What is needed
Give the count of lines that include the string "with". Add nothing to it.

(Records from a data source)
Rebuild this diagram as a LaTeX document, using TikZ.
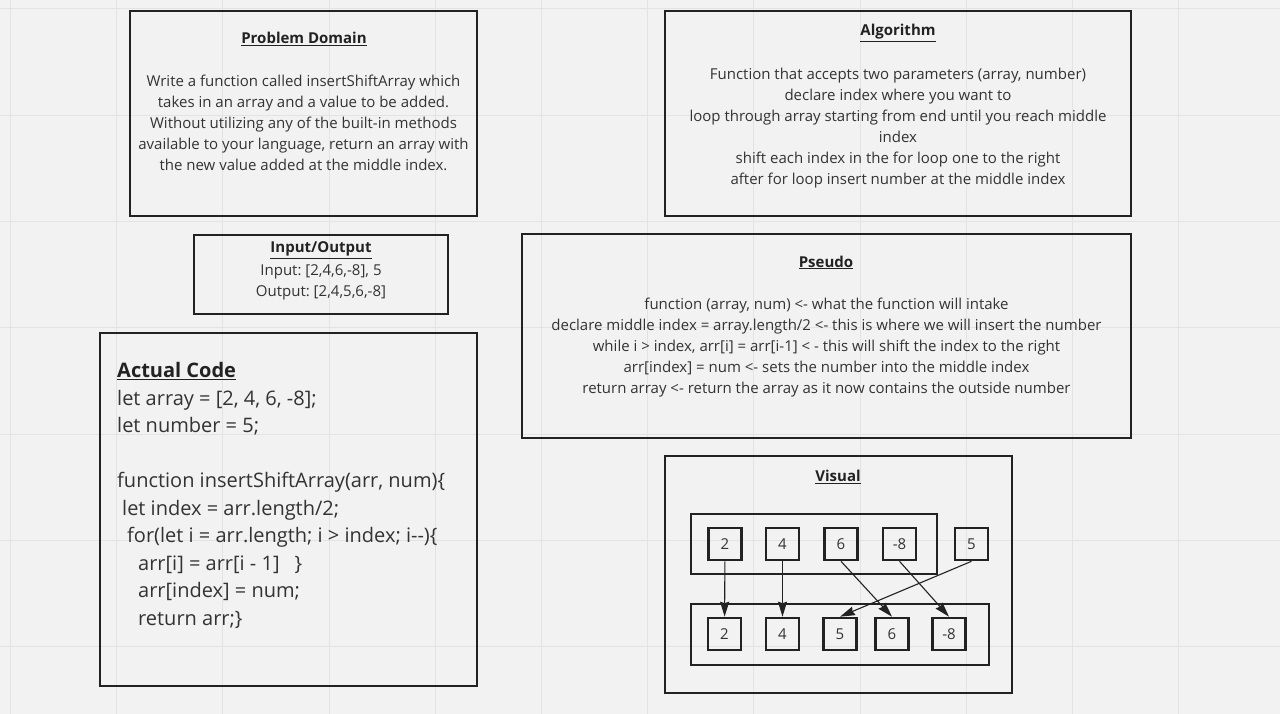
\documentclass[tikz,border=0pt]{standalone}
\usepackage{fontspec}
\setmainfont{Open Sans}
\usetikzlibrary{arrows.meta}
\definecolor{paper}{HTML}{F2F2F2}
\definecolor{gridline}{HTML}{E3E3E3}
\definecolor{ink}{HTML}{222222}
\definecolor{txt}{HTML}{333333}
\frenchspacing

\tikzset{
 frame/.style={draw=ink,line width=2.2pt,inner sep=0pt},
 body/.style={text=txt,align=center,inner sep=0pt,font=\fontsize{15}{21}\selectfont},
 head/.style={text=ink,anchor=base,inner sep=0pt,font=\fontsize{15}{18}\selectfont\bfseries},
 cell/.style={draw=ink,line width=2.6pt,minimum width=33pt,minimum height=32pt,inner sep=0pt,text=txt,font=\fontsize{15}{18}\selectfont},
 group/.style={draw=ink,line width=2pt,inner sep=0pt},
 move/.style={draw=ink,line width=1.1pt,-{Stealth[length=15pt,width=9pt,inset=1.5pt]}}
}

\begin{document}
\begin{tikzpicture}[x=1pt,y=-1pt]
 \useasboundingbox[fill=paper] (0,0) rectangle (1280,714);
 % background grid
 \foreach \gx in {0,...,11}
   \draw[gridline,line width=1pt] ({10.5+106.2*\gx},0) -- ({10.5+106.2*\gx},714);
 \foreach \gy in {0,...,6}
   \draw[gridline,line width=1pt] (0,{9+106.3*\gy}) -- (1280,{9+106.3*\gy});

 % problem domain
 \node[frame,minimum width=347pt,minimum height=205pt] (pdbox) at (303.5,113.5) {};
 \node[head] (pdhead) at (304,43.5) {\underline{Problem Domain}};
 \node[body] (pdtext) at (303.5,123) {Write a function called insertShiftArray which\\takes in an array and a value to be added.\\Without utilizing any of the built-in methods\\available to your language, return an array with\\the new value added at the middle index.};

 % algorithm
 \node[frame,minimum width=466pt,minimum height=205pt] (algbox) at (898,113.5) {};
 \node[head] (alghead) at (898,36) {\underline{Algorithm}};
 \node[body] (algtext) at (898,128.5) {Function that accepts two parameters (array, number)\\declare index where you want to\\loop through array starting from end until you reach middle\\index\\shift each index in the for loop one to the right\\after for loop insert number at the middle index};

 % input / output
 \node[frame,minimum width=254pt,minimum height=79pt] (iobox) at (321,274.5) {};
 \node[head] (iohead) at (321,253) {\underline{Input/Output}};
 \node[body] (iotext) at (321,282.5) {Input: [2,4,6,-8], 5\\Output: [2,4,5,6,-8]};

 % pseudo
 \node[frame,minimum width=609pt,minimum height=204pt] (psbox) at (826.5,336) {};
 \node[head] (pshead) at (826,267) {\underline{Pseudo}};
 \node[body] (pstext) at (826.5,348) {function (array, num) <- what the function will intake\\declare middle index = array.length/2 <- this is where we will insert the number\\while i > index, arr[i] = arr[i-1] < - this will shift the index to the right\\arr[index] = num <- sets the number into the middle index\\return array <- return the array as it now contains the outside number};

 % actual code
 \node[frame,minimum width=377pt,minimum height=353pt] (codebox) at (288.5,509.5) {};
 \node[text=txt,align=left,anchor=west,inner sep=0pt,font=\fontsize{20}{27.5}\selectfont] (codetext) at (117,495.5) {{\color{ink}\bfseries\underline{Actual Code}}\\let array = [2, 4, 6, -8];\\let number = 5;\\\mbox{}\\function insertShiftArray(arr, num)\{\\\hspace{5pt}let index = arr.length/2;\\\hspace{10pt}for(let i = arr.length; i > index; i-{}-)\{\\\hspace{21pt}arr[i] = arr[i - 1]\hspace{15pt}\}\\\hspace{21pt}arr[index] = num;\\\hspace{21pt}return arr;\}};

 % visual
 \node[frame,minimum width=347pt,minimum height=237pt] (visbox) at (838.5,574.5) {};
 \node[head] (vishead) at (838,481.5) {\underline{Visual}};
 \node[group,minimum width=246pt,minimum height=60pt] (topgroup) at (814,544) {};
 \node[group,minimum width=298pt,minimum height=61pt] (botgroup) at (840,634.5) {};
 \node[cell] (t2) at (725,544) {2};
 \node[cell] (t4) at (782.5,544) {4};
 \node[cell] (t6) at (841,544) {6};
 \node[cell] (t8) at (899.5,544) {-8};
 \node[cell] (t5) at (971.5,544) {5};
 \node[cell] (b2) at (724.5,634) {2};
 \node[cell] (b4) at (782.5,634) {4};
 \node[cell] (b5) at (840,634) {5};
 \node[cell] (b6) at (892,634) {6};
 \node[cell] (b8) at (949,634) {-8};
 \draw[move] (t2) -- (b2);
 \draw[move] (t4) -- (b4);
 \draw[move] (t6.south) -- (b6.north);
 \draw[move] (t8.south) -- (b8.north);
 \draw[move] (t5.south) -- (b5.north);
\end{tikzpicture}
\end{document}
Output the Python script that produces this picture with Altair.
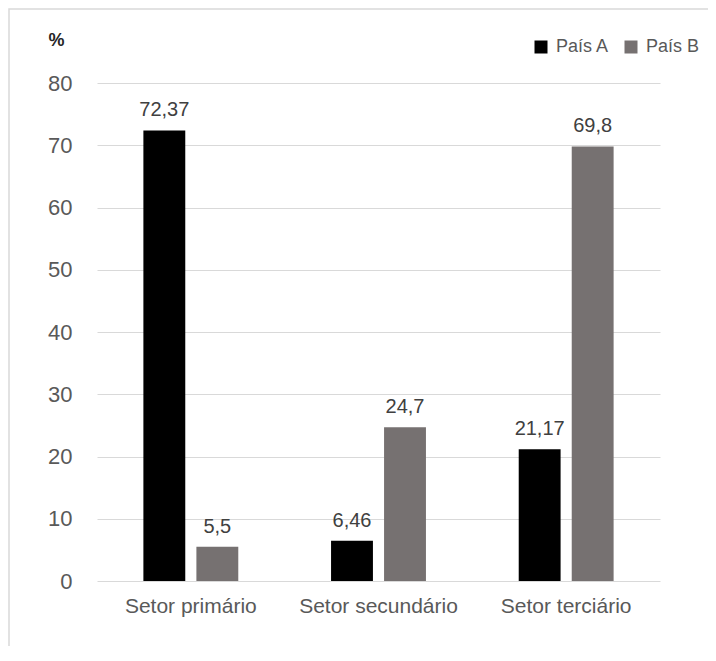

Final result
2